Image credit: Jil Sander
A material in focus for Mohair Month, in collaboration with Naturally Mohair
Material choice is rarely neutral. It reflects a set of priorities – cost, speed, durability, performance – whether explicitly acknowledged or not.
For the past few decades, those priorities have largely favoured synthetics. The result is a material landscape defined by uniformity and short lifecycles, where fibres are engineered for efficiency rather than longevity.
Mohair sits outside of that system.
Its renewed relevance is not about rediscovery, but about a shift in what the industry is starting to value again.
Beyond surface qualities
Mohair is often introduced through its appearance – its lustre, softness and depth of colour. These qualities are real, but they are not what makes it significant.
What matters more is how the fibre performs.
Mohair is notably strong relative to its weight, with a smooth fibre surface that resists creasing and holds structure over time. It absorbs dye with clarity, allowing for saturation without dullness, and it maintains its integrity across repeated use. It is insulating without being heavy, and breathable without compromising warmth.
These are not added features. They are inherent to the fibre itself.
In a system where materials are often heavily processed or synthetically engineered to achieve performance, mohair offers a more direct relationship between raw material and outcome.
Standards and supply
As interest in natural fibres grows, questions around process, welfare and production standards become more important.
In the case of mohair, this is supported by established industry frameworks. Organisations such as the Mohair Council of America play a central role in representing producers, maintaining quality standards and supporting the wider supply chain. Alongside this, certification schemes such as the Responsible Mohair Standard (RMS) provide traceability and assurance around animal welfare and land management.
These structures matter. They move the conversation beyond material properties and into systems – how fibres are produced, verified and brought into design use.
Only Natural’s work consistently points to this as a critical gap. It is not enough to advocate for better materials; the systems that support them need to be visible, credible and scalable.
Use, cost and blending
Mohair’s cost, relative to other fibres, means it is often blended – but this is not a compromise. It is one of the reasons for its versatility.
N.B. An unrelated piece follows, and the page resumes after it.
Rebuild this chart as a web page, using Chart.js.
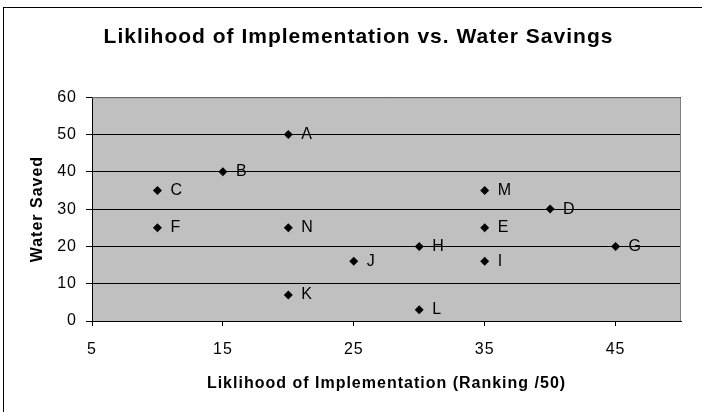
<!DOCTYPE html>
<html>
<head>
    <title>Liklihood of Implementation vs. Water Savings</title>
    <script src="https://cdn.jsdelivr.net/npm/chart.js"></script>
    <style>
        body { margin: 0; background: white; }
        .wrap { position: relative; width: 702px; height: 412px; overflow: hidden; }
        .frame {
            position: absolute;
            left: 3px;
            top: 7px;
            width: 760px;
            height: 460px;
            border-left: 1px solid #000;
            border-top: 1px solid #000;
            pointer-events: none;
        }
    </style>
</head>
<body>
<div class="wrap">
    <canvas id="scatterChart" width="702" height="412"></canvas>
    <div class="frame"></div>
</div>
<script>
// measures, letter label, likelihood (x), water saved (y)
const names = ['A', 'B', 'C', 'D', 'E', 'F', 'G', 'H', 'I', 'J', 'K', 'L', 'M', 'N'];
const likelihood = [20, 15, 10, 40, 35, 10, 45, 30, 35, 25, 20, 30, 35, 20];
const waterSaved = [50, 40, 35, 30, 25, 25, 20, 20, 16, 16, 7, 3, 35, 25];
const xTicks = [5, 15, 25, 35, 45];

const points = names.map((n, i) => ({ x: likelihood[i], y: waterSaved[i] }));
const FONT = '"Liberation Sans", Arial, sans-serif';

// the old chart's text is a bit wider spaced than Arial
const spacing = {
    id: 'spacing',
    beforeUpdate(chart) { chart.ctx.letterSpacing = '1px'; },
    beforeDraw(chart) { chart.ctx.letterSpacing = '1px'; }
};

// grey plot area plus its frame
const plotArea = {
    id: 'plotArea',
    beforeDraw(chart) {
        const { ctx, chartArea: a } = chart;
        ctx.save();
        ctx.fillStyle = '#c0c0c0';
        ctx.fillRect(a.left, a.top, a.right - a.left, a.bottom - a.top);
        ctx.restore();
    },
    afterDraw(chart) {
        const { ctx, chartArea: a } = chart;
        ctx.save();
        ctx.strokeStyle = '#808080';
        ctx.lineWidth = 1;
        ctx.beginPath();
        ctx.moveTo(a.left, a.top + 0.5);
        ctx.lineTo(a.right - 0.5, a.top + 0.5);
        ctx.lineTo(a.right - 0.5, a.bottom);
        ctx.stroke();
        ctx.restore();
    }
};

// letter next to each diamond
const pointNames = {
    id: 'pointNames',
    afterDatasetsDraw(chart) {
        const { ctx } = chart;
        const meta = chart.getDatasetMeta(0);
        ctx.save();
        ctx.font = '16px ' + FONT;
        ctx.fillStyle = '#000';
        ctx.textBaseline = 'middle';
        meta.data.forEach((el, i) => {
            ctx.fillText(names[i], el.x + 13, el.y);
        });
        ctx.restore();
    }
};

new Chart(document.getElementById('scatterChart'), {
    type: 'scatter',
    data: {
        datasets: [{
            data: points,
            pointStyle: 'rectRot',
            pointRadius: 4.5,
            pointHoverRadius: 4.5,
            backgroundColor: '#000',
            borderColor: '#000',
            borderWidth: 0
        }]
    },
    options: {
        responsive: false,
        animation: false,
        layout: { padding: { left: 36, right: 21, top: 25, bottom: 0 } },
        plugins: {
            legend: { display: false },
            tooltip: { enabled: false },
            title: {
                display: true,
                text: 'Liklihood of Implementation vs. Water Savings',
                color: '#000',
                font: { family: FONT, size: 21, weight: 'bold' },
                padding: { top: 0, bottom: 47 }
            }
        },
        scales: {
            x: {
                type: 'linear',
                min: 5,
                max: 50,
                afterBuildTicks: s => { s.ticks = xTicks.map(v => ({ value: v })); },
                ticks: { color: '#000', font: { family: FONT, size: 16 }, padding: 14 },
                grid: { drawOnChartArea: false, drawTicks: true, tickLength: 5, color: '#000' },
                border: { display: true, color: '#000' },
                title: {
                    display: true,
                    text: 'Liklihood of Implementation (Ranking /50)',
                    color: '#000',
                    font: { family: FONT, size: 16, weight: 'bold' },
                    padding: { top: 4, bottom: 19 }
                },
                afterFit: s => { s.height = 91; }
            },
            y: {
                min: 0,
                max: 60,
                ticks: { stepSize: 10, color: '#000', font: { family: FONT, size: 16 }, padding: 9 },
                grid: { color: '#000', tickLength: 6 },
                border: { display: true, color: '#000' },
                title: {
                    display: true,
                    text: 'Water Saved',
                    color: '#000',
                    font: { family: FONT, size: 16, weight: 'bold' },
                    padding: { top: -8, bottom: 4 }
                },
                afterFit: s => { s.width = 56; }
            }
        }
    },
    plugins: [spacing, plotArea, pointNames]
});
</script>
</body>
</html>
Mohair blends particularly well with other natural fibres such as wool, silk and cotton. It can add strength and lustre to wool, structure and resilience to cotton, or depth and tactility to silk. In each case, it enhances rather than overrides the base material.
This ability to integrate across fibre types makes it highly adaptable within both fashion and interiors. It allows designers and manufacturers to work with mohair in a way that balances performance, cost and material intent, without defaulting to synthetic alternatives.
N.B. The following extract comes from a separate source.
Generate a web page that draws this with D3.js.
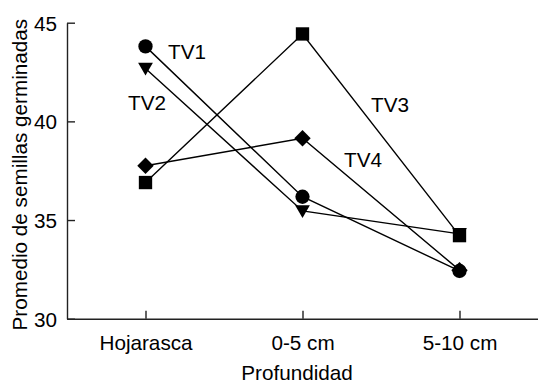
<!DOCTYPE html>
<html>
<head>
<meta charset="utf-8">
<script src="https://cdn.jsdelivr.net/npm/d3@7"></script>
<style>
  body { margin: 0; background: #fff; }
  text { font-family: "Liberation Sans", Arial, sans-serif; fill: #000; }
</style>
</head>
<body>
<script>
// data
let categories = ["Hojarasca", "0-5 cm", "5-10 cm"];
let tv1 = [43.8, 36.18, 32.42];
let tv2 = [42.68, 35.46, 34.3];
let tv3 = [36.9, 44.43, 34.21];
let tv4 = [37.75, 39.14, 32.46];
let yTicks = [30, 35, 40, 45];

let width = 538,
  height = 383;
let plotLeft = 67, plotRight = 538, plotTop = 22.7, plotBottom = 318.7;

let svg = d3.select("body").append("svg")
  .attr("width", width)
  .attr("height", height);

let x = d3.scalePoint()
  .domain(categories)
  .range([plotLeft, plotRight])
  .padding(0.5);

let y = d3.scaleLinear()
  .domain([30, 45])
  .range([plotBottom, plotTop]);

//axes, ticks pointing inward
let yAxis = svg.append("g")
  .attr("transform", "translate(" + plotLeft + ",0)")
  .call(d3.axisLeft(y).tickValues(yTicks).tickSizeInner(-8).tickSizeOuter(0).tickPadding(18));
let xAxis = svg.append("g")
  .attr("transform", "translate(0," + plotBottom + ")")
  .call(d3.axisBottom(x).tickSizeInner(-8).tickSizeOuter(0).tickPadding(16));

svg.selectAll(".domain, .tick line")
  .attr("stroke", "#222")
  .attr("stroke-width", 1.4);
svg.selectAll(".tick text")
  .style("font-size", "20.7px")
  .attr("fill", "#000");
yAxis.selectAll(".tick text").attr("dy", "0.36em").attr("x", -10);
xAxis.selectAll(".tick text").attr("y", 17).attr("dy", "0.71em");

//axis titles
svg.append("text")
  .attr("transform", "translate(27," + ((plotTop + plotBottom) / 2 + 4) + ") rotate(-90)")
  .attr("text-anchor", "middle")
  .style("font-size", "20.7px")
  .text("Promedio de semillas germinadas");
svg.append("text")
  .attr("x", 297)
  .attr("y", 380)
  .attr("text-anchor", "middle")
  .style("font-size", "20.7px")
  .text("Profundidad");

let series = [
  { name: "TV3", values: tv3, symbol: d3.symbolSquare, size: 178, rot: 0 },
  { name: "TV2", values: tv2, symbol: d3.symbolTriangle, size: 95, rot: 180 },
  { name: "TV1", values: tv1, symbol: d3.symbolCircle, size: 160, rot: 0 },
  { name: "TV4", values: tv4, symbol: d3.symbolSquare, size: 135, rot: 45 }
];

let line = d3.line()
  .x(function(d, i) { return x(categories[i]); })
  .y(function(d) { return y(d); });

series.forEach(function(s) {
  svg.append("path")
    .attr("d", line(s.values))
    .attr("fill", "none")
    .attr("stroke", "#000")
    .attr("stroke-width", 1.4);
});

series.forEach(function(s) {
  svg.append("g").selectAll("path")
    .data(s.values)
    .enter().append("path")
    .attr("d", d3.symbol().type(s.symbol).size(s.size))
    .attr("transform", function(d, i) {
      let dy = s.rot == 180 ? -1.5 : 0;
      return "translate(" + x(categories[i]) + "," + (y(d) + dy) + ") rotate(" + s.rot + ")";
    })
    .attr("fill", "#000");
});

//series labels
let labels = [
  { name: "TV1", x: 168, y: 59 },
  { name: "TV2", x: 128, y: 110 },
  { name: "TV3", x: 371, y: 112 },
  { name: "TV4", x: 344, y: 167 }
];
svg.selectAll(".lab")
  .data(labels)
  .enter().append("text")
  .attr("class", "lab")
  .attr("x", function(d) { return d.x; })
  .attr("y", function(d) { return d.y; })
  .style("font-size", "20.7px")
  .text(function(d) { return d.name; });
</script>
</body>
</html>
Blending, in this context, becomes a material strategy rather than a dilution.
Relevance in a shifting system
Synthetic fibres now dominate global production, but their environmental impact is increasingly difficult to ignore – from microplastic pollution to carbon intensity and end-of-life challenges. At the same time, there is growing pressure on designers and brands to justify material choices in more concrete terms.
This is where natural fibres regain relevance.
Mohair offers durability, biodegradability and a clear origin. It supports longer product lifecycles – and reduces the need for replacement. Just as importantly, it requires a different approach – one that places more emphasis on material understanding and less on substitution.
A material in context
Mohair’s value is not that it is new, or even that it is inherently “better” than other fibres. It is that it sits within a different set of priorities.
It is tied to agricultural systems rather than petrochemical ones. It operates on timescales of growth and renewal rather than extraction and disposal. It requires consideration – in sourcing, in use, in combination with other materials.
That may once have been seen as a limitation. Increasingly, it is where its strength lies.
Reframing the baseline
The question is not whether mohair can compete with synthetic materials on their terms. It is whether those terms still make sense.
As the industry moves towards longer-term thinking, materials that offer durability, traceability and performance without excessive intervention are becoming more relevant. Mohair fits within that direction.
Its role is not to replace every fibre, but to reassert a different baseline – one where materials are chosen for what they are, not just for how cheaply or quickly they can be produced.